Working with patients who are in their final stages of life isn’t easy.
It can be difficult acknowledging to both patients and family members that someone is approaching the end and then trying to inform them of procedures.
But Dr. Mary Lou Kelley, a researcher in the Lakehead University social work program, hopes the new palliative care toolkit she has created can help improve the palliative care system.
The toolkit, which comes after five years of research, was nationally launched through a webinar from the university on Monday. It's supported by 40 operational resources, modules, in-services and innovations to improve training for all level of workers in long-term care facilities.
It also includes a recommended three-year process of change for facilities looking to develop a formal palliative care program.
“We really need to recognize the function long-term care homes play in providing palliative and end of life care and we need to support them in doing that as well as they can,” Kelley said.
“It’s not well understood that 20 per cent of residents die every year.
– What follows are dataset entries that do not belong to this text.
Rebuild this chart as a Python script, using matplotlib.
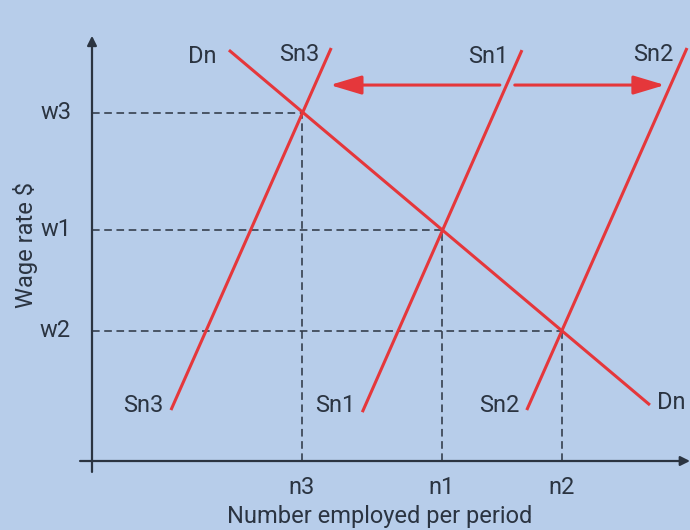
import matplotlib.pyplot as plt

# equilibrium points (employment n, wage w)
n_labels = ["n3", "n1", "n2"]
n_vals = [35.1, 58.5, 78.6]
w_labels = ["w3", "w1", "w2"]
w_vals = [82.7, 54.9, 30.9]

# curve end points: (x_start, x_end), (y_start, y_end)
dn_x = [22.9, 93.3]
dn_y = [97.6, 13.3]
sn3_x = [13.2, 40.0]
sn3_y = [12.1, 98.1]
sn1_x = [45.2, 71.9]
sn1_y = [11.6, 97.6]
sn2_x = [72.7, 99.5]
sn2_y = [12.1, 98.1]

# shift arrows
arrow_y = 89.3
left_arrow = [68.2, 39.8]
right_arrow = [70.7, 95.8]

bg = "#b7cdea"
red = "#e5373b"
ink = "#2b3441"

plt.rcParams['font.family'] = ['Roboto', 'DejaVu Sans']

fig = plt.figure(figsize=(6.9, 5.3), dpi=100, facecolor=bg)
ax = fig.add_axes([92 / 690, 69 / 530, 598 / 690, 421 / 530])
ax.set_facecolor(bg)
ax.set_xlim(0, 100)
ax.set_ylim(0, 100)
for s in ax.spines.values():
    s.set_visible(False)
ax.set_xticks([])
ax.set_yticks([])

# axes with arrows
ax.annotate("", xy=(0, 101), xytext=(0, -2.6), annotation_clip=False,
            arrowprops=dict(arrowstyle="-|>", color=ink, lw=1.6,
                            mutation_scale=14, shrinkA=0, shrinkB=0))
ax.annotate("", xy=(100, 0), xytext=(-2, 0), annotation_clip=False,
            arrowprops=dict(arrowstyle="-|>", color=ink, lw=1.6,
                            mutation_scale=14, shrinkA=0, shrinkB=0))

# dashed guides
for n, w in zip(n_vals, w_vals):
    ax.plot([0, n], [w, w], color=ink, lw=1.1, ls=(0, (5, 3)))
    ax.plot([n, n], [0, w], color=ink, lw=1.1, ls=(0, (5, 3)))

# curves
for xs, ys in [(dn_x, dn_y), (sn3_x, sn3_y), (sn1_x, sn1_y), (sn2_x, sn2_y)]:
    ax.plot(xs, ys, color=red, lw=2.2, clip_on=False, solid_capstyle="butt")

# shift arrows
for a in (left_arrow, right_arrow):
    ax.annotate("", xy=(a[1], arrow_y), xytext=(a[0], arrow_y), annotation_clip=False,
                arrowprops=dict(arrowstyle="-|>,head_length=1.2,head_width=0.36",
                                color=red, lw=2.2, mutation_scale=16,
                                shrinkA=0, shrinkB=0))

fs = 17
# curve labels
ax.text(dn_x[0] - 2, dn_y[0] - 1.5, "Dn", color=ink, fontsize=fs, ha="right", va="center")
ax.text(sn3_x[1] - 2.0, sn3_y[1] - 1.5, "Sn3", color=ink, fontsize=fs, ha="right", va="center")
ax.text(sn1_x[1] - 2.2, sn1_y[1] - 1.5, "Sn1", color=ink, fontsize=fs, ha="right", va="center")
ax.text(sn2_x[1] - 2.3, sn2_y[1] - 1.5, "Sn2", color=ink, fontsize=fs, ha="right", va="center")
ax.text(sn3_x[0] - 1.2, sn3_y[0] + 1, "Sn3", color=ink, fontsize=fs, ha="right", va="center")
ax.text(sn1_x[0] - 1.2, sn1_y[0] + 1.5, "Sn1", color=ink, fontsize=fs, ha="right", va="center")
ax.text(sn2_x[0] - 1.2, sn2_y[0] + 1, "Sn2", color=ink, fontsize=fs, ha="right", va="center")
ax.text(dn_x[1] + 1.2, dn_y[1] + 0.5, "Dn", color=ink, fontsize=fs, ha="left", va="center",
        clip_on=False)

# tick labels
for n, lab in zip(n_vals, n_labels):
    ax.text(n, -3.5, lab, color=ink, fontsize=fs, ha="center", va="top")
for w, lab in zip(w_vals, w_labels):
    ax.text(-3.5, w, lab, color=ink, fontsize=fs, ha="right", va="center")

fig.text(380 / 690, 1 - 516 / 530, "Number employed per period", color=ink,
         fontsize=fs, ha="center", va="center")
fig.text(25 / 690, 1 - 245 / 530, "Wage rate $", color=ink, fontsize=fs,
         ha="center", va="center", rotation=90)

fig.savefig("out.png", dpi=100, facecolor=bg)
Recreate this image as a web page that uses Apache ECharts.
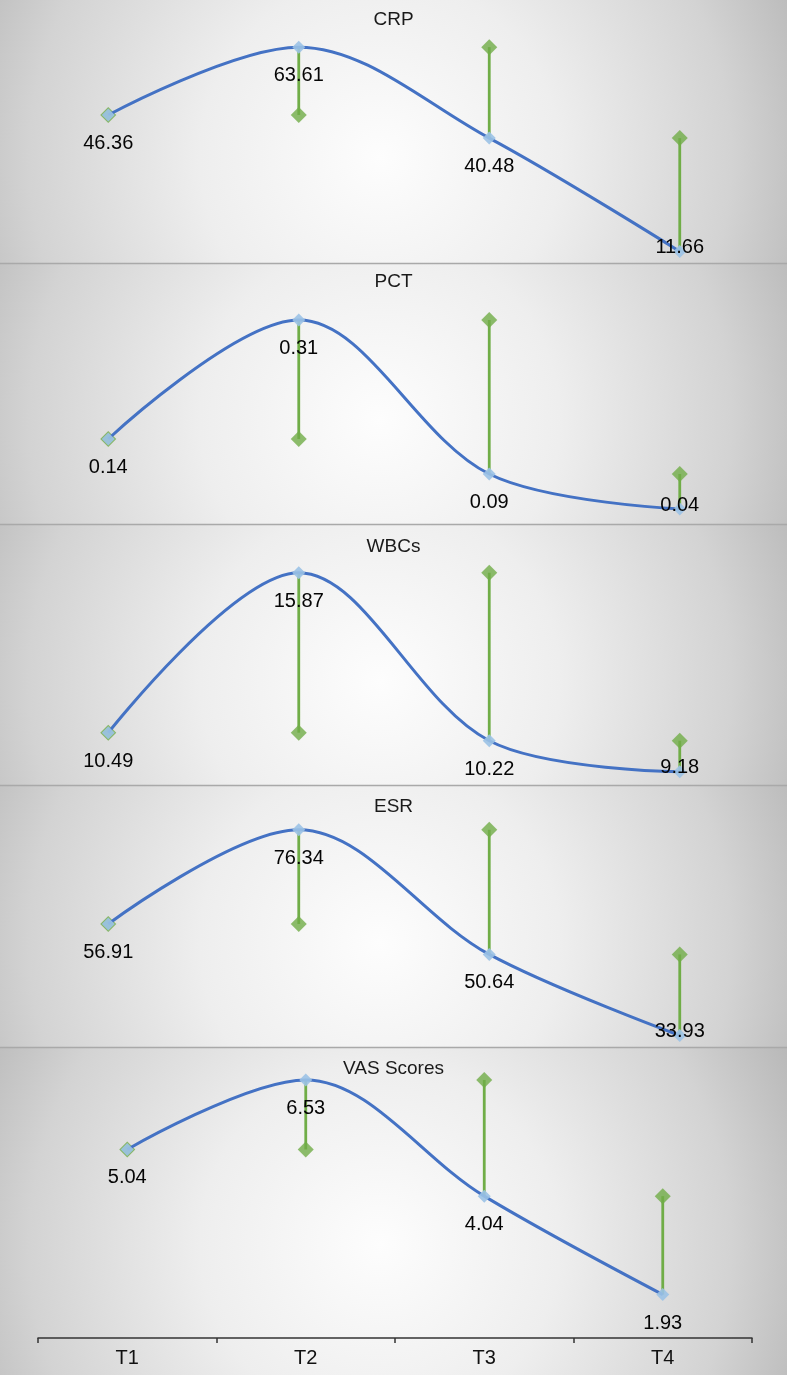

That means one in five residents in long-term care homes die because of the age and frailty of the population. When a resident is admitted to long-term care their life expectancy is only about a year-and-a-half and probably will be the place they live until the end of their life.”
Marg Poling, palliative pain and symptom management consultant with the Community Care Access Centre, said resident turnover takes a toll on staff.
She said the toolkit creates guidelines for consistent communication that allows workers to talk to residents and family.
“They really need the support,” Poling said.
“Dealing with someone on a constant basis who is going to die or approaching the end of their life is emotionally draining. They need the empowerment, the knowledge and the education to build that team capacity within long-term care.”